## Instructions for the task
Output every entry exactly as written, but omit the pictures.

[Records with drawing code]
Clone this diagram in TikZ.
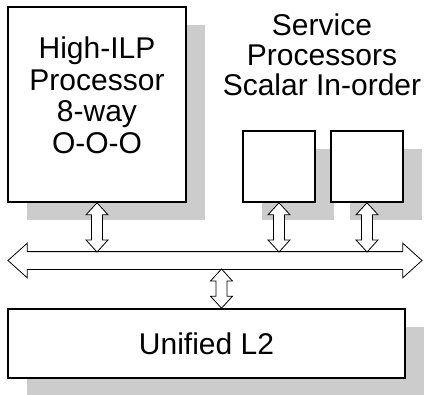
\documentclass[tikz,border=0pt]{standalone}
\usepackage{fontspec}
\setmainfont{Liberation Sans}
\usetikzlibrary{shapes.arrows,shadows,calc}

\tikzset{
	unit/.style={draw, line width=1.6pt, fill=white, inner sep=0pt,
		drop shadow={shadow xshift=19pt, shadow yshift=-18pt, fill=gray!40, opacity=1}},
	link/.style={draw, line width=0.8pt, fill=white},
	boxtext/.style={font=\fontsize{30}{30}\selectfont, align=center}
}

% hollow two-headed arrow between a top and a bottom point
\newcommand{\hollowlink}[2]{%
	\draw[link] let \p1=#1, \p2=#2 in
		(\x1,\y1) -- (\x1+11pt,\y1-12pt) -- (\x1+5.5pt,\y1-12pt) -- (\x1+5.5pt,\y2+12pt)
		-- (\x1+11pt,\y2+12pt) -- (\x1,\y2) -- (\x1-11pt,\y2+12pt) -- (\x1-5.5pt,\y2+12pt)
		-- (\x1-5.5pt,\y1-12pt) -- (\x1-11pt,\y1-12pt) -- cycle;
}

\begin{document}
\begin{tikzpicture}[x=1pt, y=1pt]
		\useasboundingbox (0,0) rectangle (428,394);
		\node[unit, minimum width=178pt, minimum height=195pt] (cpu) at (97,289.5) {};
		\node[boxtext, font=\fontsize{30}{31.5}\selectfont] (cputext) at ($(cpu.center)+(0,9.25)$) {High-ILP\\Processor\\8-way\\O-O-O};
		\node[unit, minimum width=72pt, minimum height=71pt] (sp1) at (279,227.5) {};
		\node[unit, minimum width=72pt, minimum height=71pt] (sp2) at (367,227.5) {};
		\node[boxtext] (sptext) at (322,339.5) {Service\\Processors\\Scalar In-order};
		\node[unit, boxtext, minimum width=397pt, minimum height=69pt] (l2) at (206.5,50.5) {Unified L2};
		\node[double arrow, draw, line width=0.8pt, fill=white, inner sep=8.5pt,
			minimum height=414pt, double arrow head extend=8.5pt,
			double arrow tip angle=84] (bus) at (215,133.5) {};
		\coordinate (l2in) at ($(l2.north)+(15,0)$);
		\hollowlink{(cpu.south)}{($(cpu.south |- bus.center)+(0,8.5)$)}
		\hollowlink{(sp1.south)}{($(sp1.south |- bus.center)+(0,8.5)$)}
		\hollowlink{(sp2.south)}{($(sp2.south |- bus.center)+(0,8.5)$)}
		\hollowlink{($(l2in |- bus.center)+(0,-8.5)$)}{(l2in)}
\end{tikzpicture}
\end{document}
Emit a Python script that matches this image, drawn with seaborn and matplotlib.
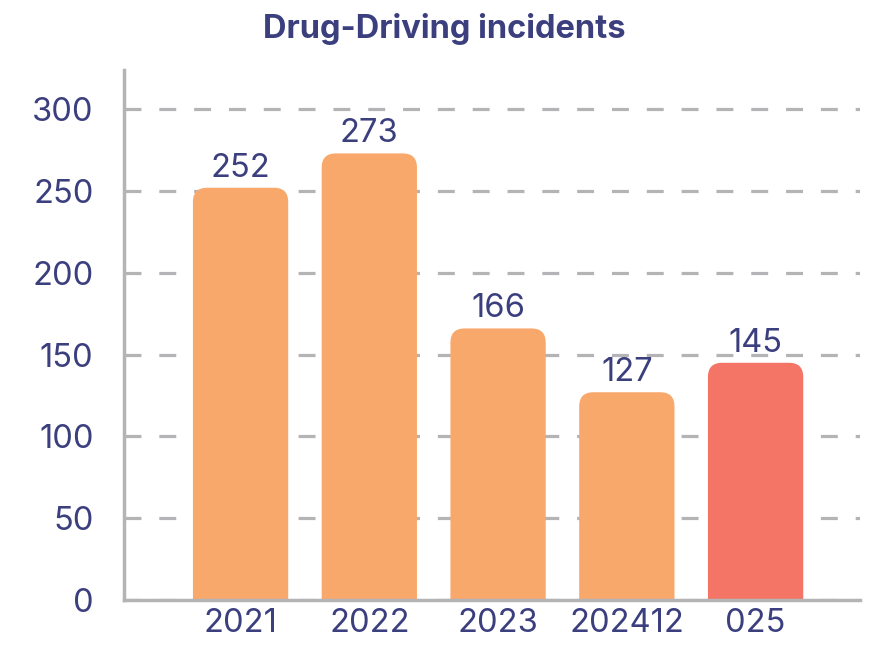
import matplotlib
matplotlib.use('Agg')
import matplotlib.pyplot as plt
from matplotlib.patches import FancyBboxPatch
import pandas as pd
import seaborn as sns

# Chart data
years = ['2021', '2022', '2023', '202412', '025']
incidents = [252, 273, 166, 127, 145]
bar_colors = ['#F9A86C', '#F9A86C', '#F9A86C', '#F9A86C', '#F47465']

navy = '#3B3F7E'
grey = '#B4B4B6'

sns.set_theme(style='white')
plt.rcParams['font.family'] = ['Inter', 'DejaVu Sans']

df = pd.DataFrame({'Year': years, 'Incidents': incidents})

fig = plt.figure(figsize=(8.76, 6.45), dpi=100)
ax = fig.add_axes([0.1416, 0.0698, 0.84, 0.8217])

sns.barplot(data=df, x='Year', y='Incidents', hue='Year', palette=bar_colors,
            saturation=1, legend=False, width=0.74, ax=ax, zorder=3)

ax.set_xlim(-0.905, 4.81)
ax.set_ylim(0, 324)

# swap plain bars for bars with rounded tops (bottom corners fall below the axis and get clipped)
px_per_x = (0.84 * 876) / (4.81 + 0.905)
px_per_y = (0.8217 * 645) / 324
radius = 0.11
for patch in list(ax.patches):
    x0, w, h = patch.get_x(), patch.get_width(), patch.get_height()
    fc = patch.get_facecolor()
    patch.remove()
    ax.add_patch(FancyBboxPatch((x0, -20), w, h + 20,
                                boxstyle=f'round,pad=0,rounding_size={radius}',
                                mutation_aspect=px_per_x / px_per_y,
                                fc=fc, ec='none', zorder=3))
    ax.text(x0 + w / 2, h + 2.5, f'{h:.0f}', ha='center', va='bottom',
            fontsize=23.5, color=navy, zorder=4)

ax.set_yticks(range(0, 301, 50))
ax.yaxis.grid(True, linestyle=(0, (5.3, 5.6)), linewidth=2.3, color=grey, zorder=0)
ax.xaxis.grid(False)
ax.set_xlabel('')
ax.set_ylabel('')
ax.tick_params(axis='both', length=0, labelsize=23.5, labelcolor=navy)
ax.tick_params(axis='y', pad=22)
ax.tick_params(axis='x', pad=6)

for side in ['top', 'right']:
    ax.spines[side].set_visible(False)
for side in ['left', 'bottom']:
    ax.spines[side].set_color(grey)
    ax.spines[side].set_linewidth(2.5)
    ax.spines[side].set_zorder(5)

fig.text(0.507, 0.955, 'Drug-Driving incidents', ha='center', va='center',
         fontsize=23.5, fontweight='bold', color=navy)

fig.savefig('out.png', dpi=100)
plt.close(fig)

## Task result
Clone this diagram in TikZ.
\documentclass[tikz,border=0pt]{standalone}
\usepackage{fontspec}
\setmainfont{Liberation Sans}
\usetikzlibrary{shapes.arrows,shadows,calc}

\tikzset{
	unit/.style={draw, line width=1.6pt, fill=white, inner sep=0pt,
		drop shadow={shadow xshift=19pt, shadow yshift=-18pt, fill=gray!40, opacity=1}},
	link/.style={draw, line width=0.8pt, fill=white},
	boxtext/.style={font=\fontsize{30}{30}\selectfont, align=center}
}

% hollow two-headed arrow between a top and a bottom point
\newcommand{\hollowlink}[2]{%
	\draw[link] let \p1=#1, \p2=#2 in
		(\x1,\y1) -- (\x1+11pt,\y1-12pt) -- (\x1+5.5pt,\y1-12pt) -- (\x1+5.5pt,\y2+12pt)
		-- (\x1+11pt,\y2+12pt) -- (\x1,\y2) -- (\x1-11pt,\y2+12pt) -- (\x1-5.5pt,\y2+12pt)
		-- (\x1-5.5pt,\y1-12pt) -- (\x1-11pt,\y1-12pt) -- cycle;
}

\begin{document}
\begin{tikzpicture}[x=1pt, y=1pt]
		\useasboundingbox (0,0) rectangle (428,394);
		\node[unit, minimum width=178pt, minimum height=195pt] (cpu) at (97,289.5) {};
		\node[boxtext, font=\fontsize{30}{31.5}\selectfont] (cputext) at ($(cpu.center)+(0,9.25)$) {High-ILP\\Processor\\8-way\\O-O-O};
		\node[unit, minimum width=72pt, minimum height=71pt] (sp1) at (279,227.5) {};
		\node[unit, minimum width=72pt, minimum height=71pt] (sp2) at (367,227.5) {};
		\node[boxtext] (sptext) at (322,339.5) {Service\\Processors\\Scalar In-order};
		\node[unit, boxtext, minimum width=397pt, minimum height=69pt] (l2) at (206.5,50.5) {Unified L2};
		\node[double arrow, draw, line width=0.8pt, fill=white, inner sep=8.5pt,
			minimum height=414pt, double arrow head extend=8.5pt,
			double arrow tip angle=84] (bus) at (215,133.5) {};
		\coordinate (l2in) at ($(l2.north)+(15,0)$);
		\hollowlink{(cpu.south)}{($(cpu.south |- bus.center)+(0,8.5)$)}
		\hollowlink{(sp1.south)}{($(sp1.south |- bus.center)+(0,8.5)$)}
		\hollowlink{(sp2.south)}{($(sp2.south |- bus.center)+(0,8.5)$)}
		\hollowlink{($(l2in |- bus.center)+(0,-8.5)$)}{(l2in)}
\end{tikzpicture}
\end{document}
Emit a Python script that matches this image, drawn with seaborn and matplotlib.
import matplotlib
matplotlib.use('Agg')
import matplotlib.pyplot as plt
from matplotlib.patches import FancyBboxPatch
import pandas as pd
import seaborn as sns

# Chart data
years = ['2021', '2022', '2023', '202412', '025']
incidents = [252, 273, 166, 127, 145]
bar_colors = ['#F9A86C', '#F9A86C', '#F9A86C', '#F9A86C', '#F47465']

navy = '#3B3F7E'
grey = '#B4B4B6'

sns.set_theme(style='white')
plt.rcParams['font.family'] = ['Inter', 'DejaVu Sans']

df = pd.DataFrame({'Year': years, 'Incidents': incidents})

fig = plt.figure(figsize=(8.76, 6.45), dpi=100)
ax = fig.add_axes([0.1416, 0.0698, 0.84, 0.8217])

sns.barplot(data=df, x='Year', y='Incidents', hue='Year', palette=bar_colors,
            saturation=1, legend=False, width=0.74, ax=ax, zorder=3)

ax.set_xlim(-0.905, 4.81)
ax.set_ylim(0, 324)

# swap plain bars for bars with rounded tops (bottom corners fall below the axis and get clipped)
px_per_x = (0.84 * 876) / (4.81 + 0.905)
px_per_y = (0.8217 * 645) / 324
radius = 0.11
for patch in list(ax.patches):
    x0, w, h = patch.get_x(), patch.get_width(), patch.get_height()
    fc = patch.get_facecolor()
    patch.remove()
    ax.add_patch(FancyBboxPatch((x0, -20), w, h + 20,
                                boxstyle=f'round,pad=0,rounding_size={radius}',
                                mutation_aspect=px_per_x / px_per_y,
                                fc=fc, ec='none', zorder=3))
    ax.text(x0 + w / 2, h + 2.5, f'{h:.0f}', ha='center', va='bottom',
            fontsize=23.5, color=navy, zorder=4)

ax.set_yticks(range(0, 301, 50))
ax.yaxis.grid(True, linestyle=(0, (5.3, 5.6)), linewidth=2.3, color=grey, zorder=0)
ax.xaxis.grid(False)
ax.set_xlabel('')
ax.set_ylabel('')
ax.tick_params(axis='both', length=0, labelsize=23.5, labelcolor=navy)
ax.tick_params(axis='y', pad=22)
ax.tick_params(axis='x', pad=6)

for side in ['top', 'right']:
    ax.spines[side].set_visible(False)
for side in ['left', 'bottom']:
    ax.spines[side].set_color(grey)
    ax.spines[side].set_linewidth(2.5)
    ax.spines[side].set_zorder(5)

fig.text(0.507, 0.955, 'Drug-Driving incidents', ha='center', va='center',
         fontsize=23.5, fontweight='bold', color=navy)

fig.savefig('out.png', dpi=100)
plt.close(fig)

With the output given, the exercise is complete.